You can read my full review here:
A fundamental character, known as Gabrielle York, was played by Freya Thomas, who I have also seen in a previous show, so already suspected she was going to be wonderful. She has told me a little more about being part of the show, and how she prepared for taking on the role.
Please may you talk a bit about When The Rain Stops Falling, and what drew you to being part of this play?
When The Rain Stops Falling is a brilliantly written ensemble play, weaving seven character's histories together over four different time periods. What struck me most about the play is how beautifully it is written, subtle nuances and echos between the past and future really gives it a depth and complexity which is a wonderful challenge to an actor!
What was the process of learning what appear as such complex movements between scenes, and understanding the multi layered storyline?
The fluid transitions and act one and two opening movement sequences were achieved by really getting to know our other cast members, and by being aware and feeling the constant presence of the nine of us on stage.
To get a better idea of how the play forms for the characters, we initially rehearsed our scenes in order just with our scene partner, and then performed them to the rest of the cast consecutively and in chronological order.

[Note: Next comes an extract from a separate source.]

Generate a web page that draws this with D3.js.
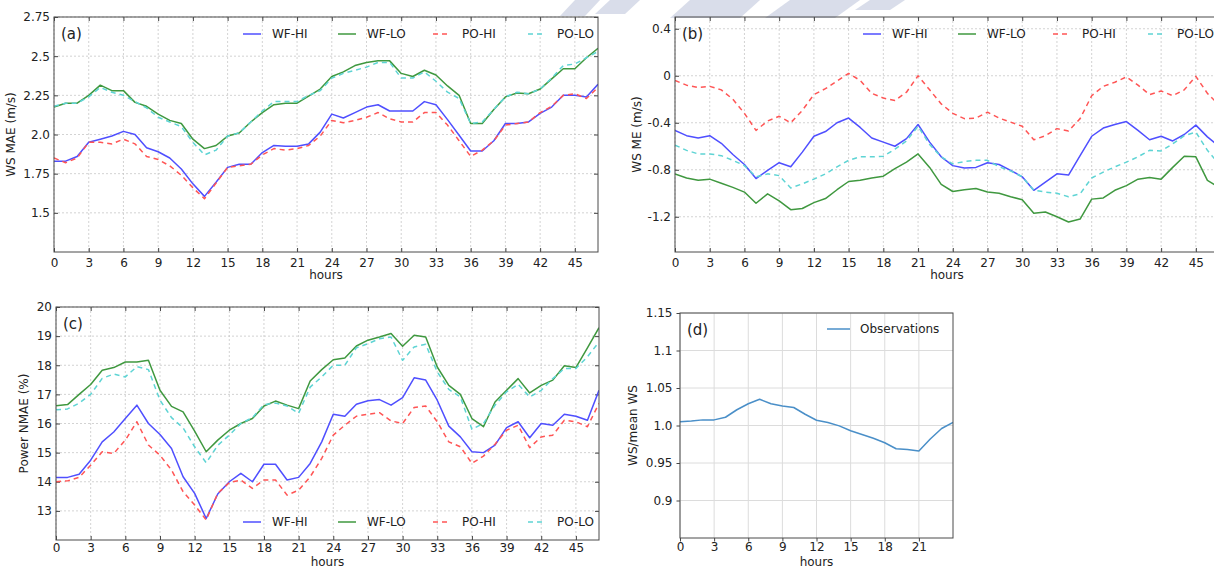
<!DOCTYPE html>
<html><head><meta charset="utf-8">
<script src="https://cdn.jsdelivr.net/npm/d3@7/dist/d3.min.js"></script>
<style>
body{margin:0;background:#fff;}
text{font-family:"DejaVu Sans",sans-serif;fill:#222;}
</style></head>
<body><svg id="c" width="1214" height="569"></svg>
<script>
// ---------- data ----------
const hours48 = d3.range(0, 48);
const hours24 = d3.range(0, 25);
const xTicks48 = [0,3,6,9,12,15,18,21,24,27,30,33,36,39,42,45];
const xTicks24 = [0,3,6,9,12,15,18,21];
const seriesNames = ["WF-HI","WF-LO","PO-HI","PO-LO"];

const aWFHI = [1.83,1.83,1.86,1.95,1.97,1.99,2.02,2.00,1.915,1.89,1.85,1.78,1.685,1.605,1.695,1.79,1.81,1.81,1.885,1.93,1.925,1.925,1.94,2.015,2.13,2.105,2.14,2.175,2.19,2.15,2.15,2.15,2.21,2.19,2.095,1.995,1.895,1.895,1.96,2.07,2.07,2.08,2.135,2.175,2.25,2.25,2.24,2.32];
const aWFLO = [2.175,2.20,2.20,2.25,2.315,2.28,2.28,2.205,2.18,2.13,2.09,2.07,1.97,1.91,1.93,1.99,2.01,2.08,2.14,2.19,2.20,2.20,2.245,2.29,2.37,2.40,2.44,2.46,2.47,2.47,2.39,2.37,2.41,2.38,2.31,2.25,2.07,2.07,2.16,2.24,2.265,2.26,2.29,2.355,2.42,2.42,2.49,2.55];
const aPOHI = [1.85,1.82,1.85,1.95,1.95,1.94,1.97,1.94,1.86,1.84,1.80,1.74,1.66,1.59,1.69,1.79,1.80,1.81,1.87,1.91,1.90,1.91,1.93,1.99,2.09,2.075,2.09,2.11,2.14,2.10,2.08,2.08,2.14,2.14,2.06,1.96,1.86,1.90,1.96,2.06,2.07,2.08,2.14,2.18,2.25,2.26,2.23,2.30];
const aPOLO = [2.18,2.20,2.20,2.24,2.30,2.27,2.25,2.21,2.17,2.11,2.08,2.05,1.95,1.87,1.90,1.99,2.01,2.08,2.15,2.21,2.21,2.21,2.25,2.28,2.36,2.39,2.41,2.43,2.46,2.46,2.36,2.36,2.40,2.34,2.27,2.23,2.07,2.08,2.16,2.24,2.27,2.26,2.29,2.36,2.44,2.45,2.49,2.53];

const bWFHI = [-0.465,-0.51,-0.53,-0.51,-0.575,-0.67,-0.755,-0.875,-0.805,-0.74,-0.775,-0.65,-0.515,-0.475,-0.40,-0.36,-0.44,-0.53,-0.565,-0.60,-0.535,-0.415,-0.565,-0.69,-0.765,-0.785,-0.78,-0.74,-0.755,-0.805,-0.86,-0.975,-0.905,-0.835,-0.845,-0.68,-0.515,-0.445,-0.415,-0.39,-0.465,-0.545,-0.515,-0.555,-0.50,-0.42,-0.52,-0.60];
const bWFLO = [-0.835,-0.87,-0.89,-0.88,-0.915,-0.95,-0.99,-1.085,-1.005,-1.065,-1.14,-1.13,-1.08,-1.045,-0.97,-0.90,-0.89,-0.87,-0.855,-0.79,-0.735,-0.665,-0.78,-0.925,-0.985,-0.97,-0.96,-0.99,-1.0,-1.03,-1.055,-1.17,-1.16,-1.20,-1.245,-1.22,-1.05,-1.04,-0.975,-0.935,-0.88,-0.865,-0.88,-0.78,-0.685,-0.69,-0.89,-0.95];
const bPOHI = [-0.04,-0.08,-0.10,-0.09,-0.12,-0.20,-0.32,-0.465,-0.385,-0.345,-0.40,-0.295,-0.16,-0.11,-0.045,0.02,-0.04,-0.15,-0.19,-0.21,-0.14,0.0,-0.12,-0.24,-0.32,-0.365,-0.36,-0.31,-0.36,-0.395,-0.43,-0.545,-0.51,-0.45,-0.47,-0.365,-0.17,-0.09,-0.055,-0.01,-0.08,-0.16,-0.13,-0.17,-0.12,-0.005,-0.15,-0.25];
const bPOLO = [-0.59,-0.635,-0.665,-0.665,-0.68,-0.72,-0.765,-0.86,-0.835,-0.85,-0.955,-0.92,-0.88,-0.835,-0.775,-0.72,-0.69,-0.69,-0.685,-0.625,-0.555,-0.43,-0.585,-0.69,-0.75,-0.73,-0.72,-0.72,-0.775,-0.81,-0.86,-0.975,-0.99,-1.0,-1.03,-1.005,-0.87,-0.82,-0.775,-0.735,-0.69,-0.635,-0.64,-0.58,-0.51,-0.48,-0.635,-0.75];

const cWFHI = [14.15,14.15,14.26,14.74,15.37,15.71,16.17,16.63,16.0,15.62,15.14,14.17,13.6,12.74,13.58,14.0,14.29,14.0,14.6,14.6,14.06,14.15,14.63,15.37,16.32,16.25,16.66,16.78,16.82,16.63,16.89,17.57,17.49,16.8,15.91,15.54,15.03,15.0,15.26,15.86,16.06,15.51,16.0,15.94,16.32,16.25,16.11,17.14];
const cWFLO = [16.61,16.65,17.0,17.34,17.83,17.92,18.11,18.11,18.17,17.14,16.59,16.4,15.74,15.03,15.43,15.77,16.0,16.17,16.6,16.77,16.63,16.51,17.46,17.85,18.19,18.25,18.66,18.86,18.97,19.09,18.65,19.03,18.97,17.94,17.31,17.0,16.17,15.89,16.74,17.14,17.54,17.05,17.31,17.49,17.98,17.92,18.6,19.29];
const cPOHI = [14.0,14.03,14.15,14.57,15.03,14.97,15.43,16.06,15.26,14.91,14.4,13.66,13.2,12.69,13.6,13.97,14.06,13.77,14.06,14.06,13.54,13.71,14.17,14.8,15.6,15.94,16.25,16.32,16.37,16.09,16.0,16.55,16.6,16.06,15.37,15.2,14.63,14.88,15.29,15.77,15.94,15.17,15.54,15.6,16.11,16.06,15.89,16.69];
const cPOLO = [16.47,16.5,16.7,17.0,17.55,17.7,17.6,17.95,17.85,16.8,16.2,15.85,15.2,14.65,15.25,15.6,16.0,16.2,16.65,16.7,16.6,16.35,17.25,17.6,18.0,18.0,18.6,18.74,18.91,18.97,18.17,18.63,18.72,17.77,17.17,16.91,15.8,16.0,16.63,17.09,17.35,16.91,17.14,17.54,17.89,17.89,18.29,18.8];

const dObs = [1.005,1.006,1.0075,1.0075,1.011,1.021,1.029,1.035,1.029,1.026,1.024,1.015,1.007,1.004,0.9995,0.993,0.988,0.983,0.977,0.969,0.968,0.966,0.982,0.996,1.004];

const aYTicks = [1.5,1.75,2.0,2.25,2.5,2.75];
const aYLabels = ["1.5","1.75","2.0","2.25","2.5","2.75"];
const bYTicks = [-1.2,-0.8,-0.4,0,0.4];
const bYLabels = ["-1.2","-0.8","-0.4","0","0.4"];
const cYTicks = [13,14,15,16,17,18,19,20];
const cYLabels = ["13","14","15","16","17","18","19","20"];
const dYTicks = [0.9,0.95,1.0,1.05,1.1,1.15];
const dYLabels = ["0.9","0.95","1.0","1.05","1.1","1.15"];

// ---------- styles ----------
const styles = [
  {color:"#4f4fff", dash:null},
  {color:"#3f983f", dash:null},
  {color:"#ff5555", dash:"5,4"},
  {color:"#5ed4d4", dash:"5,4"}
];

const svg = d3.select("#c");
svg.append("rect").attr("width",1214).attr("height",569).attr("fill","#fff");

// faint watermark shapes
const wm = svg.append("g").attr("fill","#d5dae8").attr("opacity",0.9);
[[575,0,600,0,585,16,560,16],[610,0,640,0,625,14,595,14],[690,0,760,0,740,18,670,18],[790,0,860,0,835,18,765,18],[870,0,905,0,890,10,855,10]]
 .forEach(p=>wm.append("polygon").attr("points",[[p[0],p[1]],[p[2],p[3]],[p[4],p[5]],[p[6],p[7]]].map(q=>q.join(",")).join(" ")));

function panel(o){
  const g = svg.append("g");
  const x = d3.scaleLinear().domain(o.xDomain).range([o.left,o.right]);
  const y = d3.scaleLinear().domain(o.yDomain).range([o.bottom,o.top]);
  const clipId = "clip"+o.tag;
  svg.append("clipPath").attr("id",clipId).append("rect")
     .attr("x",o.left).attr("y",o.top).attr("width",o.right-o.left).attr("height",o.bottom-o.top);
  // grid
  const grid = g.append("g").attr("stroke",o.gridColor).attr("stroke-width",o.gridWidth)
     .attr("stroke-dasharray",o.gridDash);
  o.xTicks.forEach(t=>grid.append("line").attr("x1",x(t)).attr("x2",x(t)).attr("y1",o.top).attr("y2",o.bottom));
  o.yTicks.forEach(t=>grid.append("line").attr("x1",o.left).attr("x2",o.right).attr("y1",y(t)).attr("y2",y(t)));
  // axes
  const ts = o.inward ? -4 : 3.5;
  const ax = g.append("g").attr("transform",`translate(0,${o.bottom})`)
     .call(d3.axisBottom(x).tickValues(o.xTicks).tickFormat(d3.format("d")).tickSizeInner(ts).tickSizeOuter(0).tickPadding(o.xPad));
  const ay = g.append("g").attr("transform",`translate(${o.left},0)`)
     .call(d3.axisLeft(y).tickValues(o.yTicks).tickFormat((d,i)=>o.yLabels[i]).tickSizeInner(ts).tickSizeOuter(0).tickPadding(4));
  [ax,ay].forEach(a=>{a.select(".domain").remove();a.selectAll("line").attr("stroke","#444");
     a.selectAll("text").attr("font-size","12px").attr("fill","#222").attr("font-family","DejaVu Sans, sans-serif");});
  if(o.inward){
    const at = g.append("g").attr("transform",`translate(0,${o.top})`)
      .call(d3.axisTop(x).tickValues(o.xTicks).tickFormat("").tickSizeInner(-4).tickSizeOuter(0));
    const ar = g.append("g").attr("transform",`translate(${o.right},0)`)
      .call(d3.axisRight(y).tickValues(o.yTicks).tickFormat("").tickSizeInner(-4).tickSizeOuter(0));
    [at,ar].forEach(a=>{a.select(".domain").remove();a.selectAll("line").attr("stroke","#444");});
  }
  // lines
  const lg = g.append("g").attr("clip-path",`url(#${clipId})`);
  o.series.forEach((s)=>{
    const line = d3.line().x((d,i)=>x(s.xs[i])).y(d=>y(d));
    lg.append("path").datum(s.values).attr("d",line).attr("fill","none")
      .attr("stroke",s.color).attr("stroke-width",1.5).attr("stroke-dasharray",s.dash)
      .attr("stroke-linejoin","round");
  });
  // frame
  g.append("rect").attr("x",o.left).attr("y",o.top).attr("width",o.right-o.left).attr("height",o.bottom-o.top)
    .attr("fill","none").attr("stroke",o.frameColor).attr("stroke-width",1);
  // labels
  g.append("text").attr("x",o.left+7).attr("y",o.top+22).attr("font-size","15px").text(o.letter);
  g.append("text").attr("x",(o.left+o.right)/2).attr("y",o.bottom+o.hoursOff).attr("text-anchor","middle")
    .attr("font-size","12px").text("hours");
  g.append("text").attr("transform",`translate(${o.yLabelX},${(o.top+o.bottom)/2}) rotate(-90)`)
    .attr("text-anchor","middle").attr("font-size","12px").text(o.yLabel);
  // legend
  const leg = g.append("g");
  o.legend.forEach((s,i)=>{
    const lx = o.legX + i*95, ly = o.legY;
    leg.append("line").attr("x1",lx).attr("x2",lx+(o.legLen||18)).attr("y1",ly).attr("y2",ly)
      .attr("stroke",s.color).attr("stroke-width",1.5).attr("stroke-dasharray",s.dash);
    leg.append("text").attr("x",lx+(o.legTextOff||29)).attr("y",ly+4).attr("font-size","12px").text(s.name);
  });
}

function mk(vals){ return seriesNames.map((n,i)=>({name:n, values:vals[i], xs:hours48, color:styles[i].color, dash:styles[i].dash})); }

const common = {inward:true, gridColor:"#c8c8c8", gridWidth:0.8, gridDash:"2,2", frameColor:"#4a4a4a", xDomain:[0,47], xTicks:xTicks48, xPad:6};

const sa = mk([aWFHI,aWFLO,aPOHI,aPOLO]);
panel(Object.assign({}, common, {tag:"a", left:54, right:598, top:17, bottom:252, yDomain:[1.25,2.75], yTicks:aYTicks, yLabels:aYLabels,
  series:sa, legend:sa, legX:243, legY:34, letter:"(a)", yLabel:"WS MAE (m/s)", yLabelX:15, hoursOff:27}));

const sb = mk([bWFHI,bWFLO,bPOHI,bPOLO]);
panel(Object.assign({}, common, {tag:"b", left:675, right:1219, top:17, bottom:252, yDomain:[-1.5,0.5], yTicks:bYTicks, yLabels:bYLabels,
  series:sb, legend:sb, legX:863, legY:34, letter:"(b)", yLabel:"WS ME (m/s)", yLabelX:641, hoursOff:27}));

const sc = mk([cWFHI,cWFLO,cPOHI,cPOLO]);
panel(Object.assign({}, common, {tag:"c", left:56, right:599, top:307, bottom:540, yDomain:[12,20], yTicks:cYTicks, yLabels:cYLabels,
  series:sc, legend:sc, legX:243, legY:522, letter:"(c)", yLabel:"Power NMAE (%)", yLabelX:28, hoursOff:26, xPad:3}));

const sd = [{name:"Observations", values:dObs, xs:hours24, color:"#4a8fc8", dash:null}];
panel({tag:"d", inward:false, gridColor:"#dcdcdc", gridWidth:1, gridDash:null, frameColor:"#4a4a4a", xPad:1,
  left:680, right:953, top:313, bottom:538, xDomain:[0,24], xTicks:xTicks24, yDomain:[0.85,1.15], yTicks:dYTicks, yLabels:dYLabels,
  series:sd, legend:sd, legX:827, legY:329, legLen:23, legTextOff:33, letter:"(d)", yLabel:"WS/mean WS", yLabelX:637, hoursOff:28});
</script></body></html>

This allowed us to see the play "flattened out" with each character's arc played out as they would have experienced it.
What was it like having to become a part that required a different accent to your native one?
After the initial efforts to learn the basic building blocks, I actually found the accent very useful in helping find the character and give her a voice. Once it was there, it mainly became a task of making sure the accent didn't take precedence over the acting, and simply enhanced and deepened the characterisation we had built around it.
Is there a particular part of the script that stands out to you?
I absolutely love the end sequence of scenes where all the secrets are beginning to unravel and the audience are almost aware of each reveal before they happen. And then the final scene brings everything back together into one final satisfying conclusion.
I thought that was brilliant too, and definitely a favourite bit for me!
As this has been your second Sedos show, can you tell us a bit about what it’s like being part of this theatre company?
Sedos is an excellent company, and one I am very happy to be part of. Their shows are of consistently high standards, as are the people, who are both incredibly talented and wonderfully welcoming to all members!
What’s your dream role, and why?
Lady Macbeth, there is so much subtlety and complex motivations in that part, a real challenge!
Where do you see yourself in 5 years time?
Hopefully doing another Sedos show!
And lastly, who inspires you, and why?
Hedy Lamarr - an Austrian born Hollywood actress who, despite having no formal academic background, was a keen inventor and developed a radio signal system during WWII which became the basis for the Bluetooth and GPS technologies we use today. A true polymath, and someone who devoted almost equal effort to both science and the arts!
Thanks so much to Freya for her contributions to this, and giving some great, concise answers! I look forward to supporting you in more shows going forward, and can assure that others should too.